Plotting code records:

--------------------

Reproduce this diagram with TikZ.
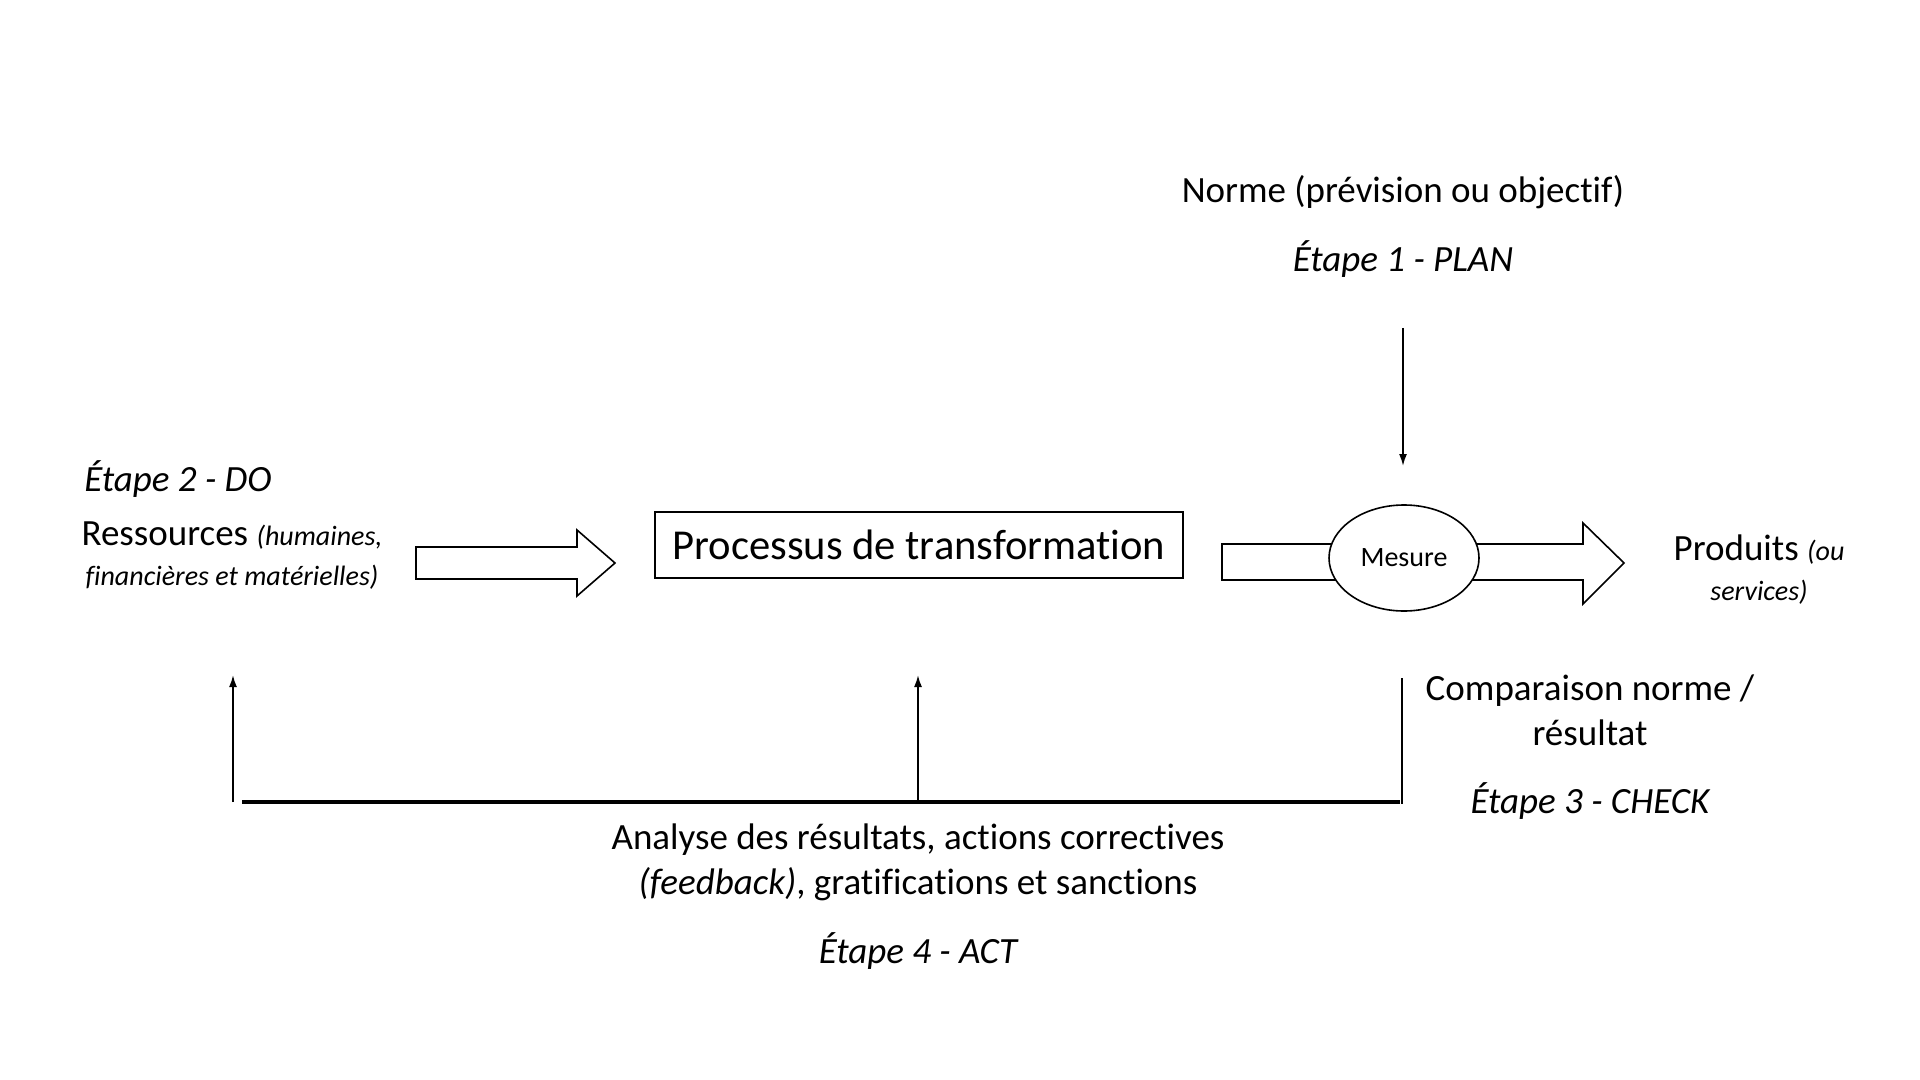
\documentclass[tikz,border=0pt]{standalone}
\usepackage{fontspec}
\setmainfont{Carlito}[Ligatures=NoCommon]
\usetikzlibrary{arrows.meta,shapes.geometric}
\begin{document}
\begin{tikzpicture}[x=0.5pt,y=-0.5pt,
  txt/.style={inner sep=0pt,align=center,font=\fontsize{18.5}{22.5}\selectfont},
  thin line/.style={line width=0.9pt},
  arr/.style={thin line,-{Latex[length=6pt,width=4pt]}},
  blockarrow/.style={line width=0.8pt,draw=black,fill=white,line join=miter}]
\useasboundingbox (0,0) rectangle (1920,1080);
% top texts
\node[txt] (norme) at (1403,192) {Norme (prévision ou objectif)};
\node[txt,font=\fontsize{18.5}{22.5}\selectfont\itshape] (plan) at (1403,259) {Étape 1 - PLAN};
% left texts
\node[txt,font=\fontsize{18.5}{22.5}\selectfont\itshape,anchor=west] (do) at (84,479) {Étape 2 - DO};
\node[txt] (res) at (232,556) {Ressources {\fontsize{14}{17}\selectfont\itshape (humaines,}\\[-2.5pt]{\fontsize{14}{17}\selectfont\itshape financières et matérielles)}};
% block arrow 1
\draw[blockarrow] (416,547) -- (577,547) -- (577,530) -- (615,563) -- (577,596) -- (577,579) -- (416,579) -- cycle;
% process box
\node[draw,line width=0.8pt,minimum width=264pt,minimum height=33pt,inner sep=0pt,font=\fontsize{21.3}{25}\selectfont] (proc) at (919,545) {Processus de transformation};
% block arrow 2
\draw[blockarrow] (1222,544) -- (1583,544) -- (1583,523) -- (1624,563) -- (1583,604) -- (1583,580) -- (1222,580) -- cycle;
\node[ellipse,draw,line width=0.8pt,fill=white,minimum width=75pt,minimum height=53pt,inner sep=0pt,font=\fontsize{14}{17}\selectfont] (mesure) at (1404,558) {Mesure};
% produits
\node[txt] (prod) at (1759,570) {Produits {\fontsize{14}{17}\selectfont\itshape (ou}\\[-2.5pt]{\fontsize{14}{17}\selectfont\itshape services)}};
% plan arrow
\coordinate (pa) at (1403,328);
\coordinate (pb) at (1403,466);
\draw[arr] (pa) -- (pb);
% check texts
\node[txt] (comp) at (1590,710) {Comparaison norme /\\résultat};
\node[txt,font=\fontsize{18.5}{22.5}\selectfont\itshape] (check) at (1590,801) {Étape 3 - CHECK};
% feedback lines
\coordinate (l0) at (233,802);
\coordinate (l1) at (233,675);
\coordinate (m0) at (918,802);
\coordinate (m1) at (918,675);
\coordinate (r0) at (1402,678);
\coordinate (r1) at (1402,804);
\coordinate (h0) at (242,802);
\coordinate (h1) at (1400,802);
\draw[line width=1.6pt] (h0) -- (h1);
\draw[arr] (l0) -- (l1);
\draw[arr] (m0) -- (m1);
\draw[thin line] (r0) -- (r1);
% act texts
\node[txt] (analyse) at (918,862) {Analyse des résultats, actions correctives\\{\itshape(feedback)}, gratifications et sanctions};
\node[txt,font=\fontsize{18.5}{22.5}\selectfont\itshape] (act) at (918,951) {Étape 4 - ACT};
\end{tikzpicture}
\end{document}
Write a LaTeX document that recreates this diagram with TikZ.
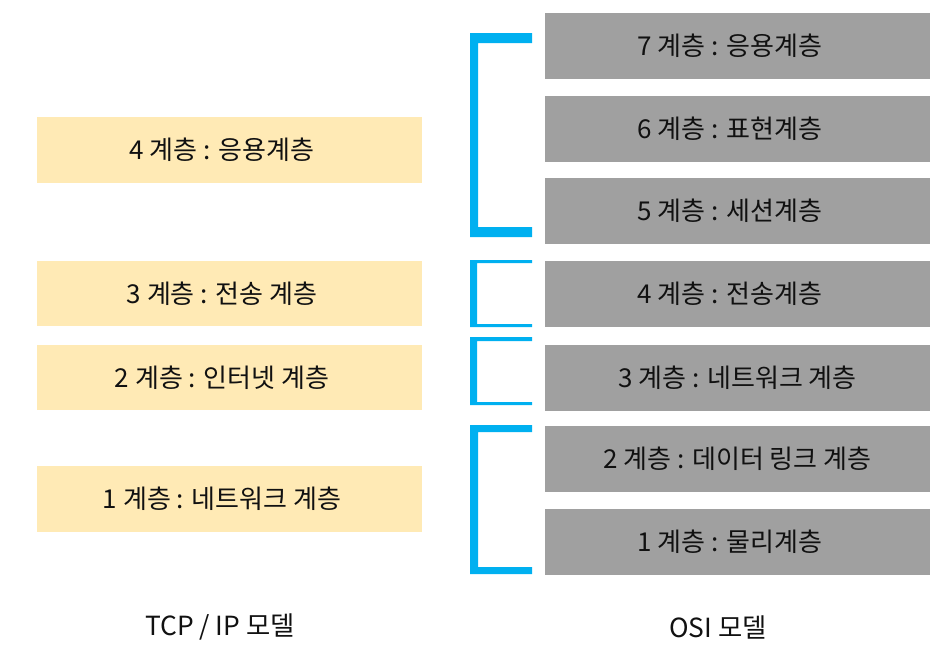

--------------------

Task objective: Without including any pictures, print each record exactly.

Result of the task:
Reproduce this diagram with TikZ.
\documentclass[tikz,border=0pt]{standalone}
\usepackage{fontspec}
\setmainfont{Carlito}[Ligatures=NoCommon]
\usetikzlibrary{arrows.meta,shapes.geometric}
\begin{document}
\begin{tikzpicture}[x=0.5pt,y=-0.5pt,
  txt/.style={inner sep=0pt,align=center,font=\fontsize{18.5}{22.5}\selectfont},
  thin line/.style={line width=0.9pt},
  arr/.style={thin line,-{Latex[length=6pt,width=4pt]}},
  blockarrow/.style={line width=0.8pt,draw=black,fill=white,line join=miter}]
\useasboundingbox (0,0) rectangle (1920,1080);
% top texts
\node[txt] (norme) at (1403,192) {Norme (prévision ou objectif)};
\node[txt,font=\fontsize{18.5}{22.5}\selectfont\itshape] (plan) at (1403,259) {Étape 1 - PLAN};
% left texts
\node[txt,font=\fontsize{18.5}{22.5}\selectfont\itshape,anchor=west] (do) at (84,479) {Étape 2 - DO};
\node[txt] (res) at (232,556) {Ressources {\fontsize{14}{17}\selectfont\itshape (humaines,}\\[-2.5pt]{\fontsize{14}{17}\selectfont\itshape financières et matérielles)}};
% block arrow 1
\draw[blockarrow] (416,547) -- (577,547) -- (577,530) -- (615,563) -- (577,596) -- (577,579) -- (416,579) -- cycle;
% process box
\node[draw,line width=0.8pt,minimum width=264pt,minimum height=33pt,inner sep=0pt,font=\fontsize{21.3}{25}\selectfont] (proc) at (919,545) {Processus de transformation};
% block arrow 2
\draw[blockarrow] (1222,544) -- (1583,544) -- (1583,523) -- (1624,563) -- (1583,604) -- (1583,580) -- (1222,580) -- cycle;
\node[ellipse,draw,line width=0.8pt,fill=white,minimum width=75pt,minimum height=53pt,inner sep=0pt,font=\fontsize{14}{17}\selectfont] (mesure) at (1404,558) {Mesure};
% produits
\node[txt] (prod) at (1759,570) {Produits {\fontsize{14}{17}\selectfont\itshape (ou}\\[-2.5pt]{\fontsize{14}{17}\selectfont\itshape services)}};
% plan arrow
\coordinate (pa) at (1403,328);
\coordinate (pb) at (1403,466);
\draw[arr] (pa) -- (pb);
% check texts
\node[txt] (comp) at (1590,710) {Comparaison norme /\\résultat};
\node[txt,font=\fontsize{18.5}{22.5}\selectfont\itshape] (check) at (1590,801) {Étape 3 - CHECK};
% feedback lines
\coordinate (l0) at (233,802);
\coordinate (l1) at (233,675);
\coordinate (m0) at (918,802);
\coordinate (m1) at (918,675);
\coordinate (r0) at (1402,678);
\coordinate (r1) at (1402,804);
\coordinate (h0) at (242,802);
\coordinate (h1) at (1400,802);
\draw[line width=1.6pt] (h0) -- (h1);
\draw[arr] (l0) -- (l1);
\draw[arr] (m0) -- (m1);
\draw[thin line] (r0) -- (r1);
% act texts
\node[txt] (analyse) at (918,862) {Analyse des résultats, actions correctives\\{\itshape(feedback)}, gratifications et sanctions};
\node[txt,font=\fontsize{18.5}{22.5}\selectfont\itshape] (act) at (918,951) {Étape 4 - ACT};
\end{tikzpicture}
\end{document}
Write a LaTeX document that recreates this diagram with TikZ.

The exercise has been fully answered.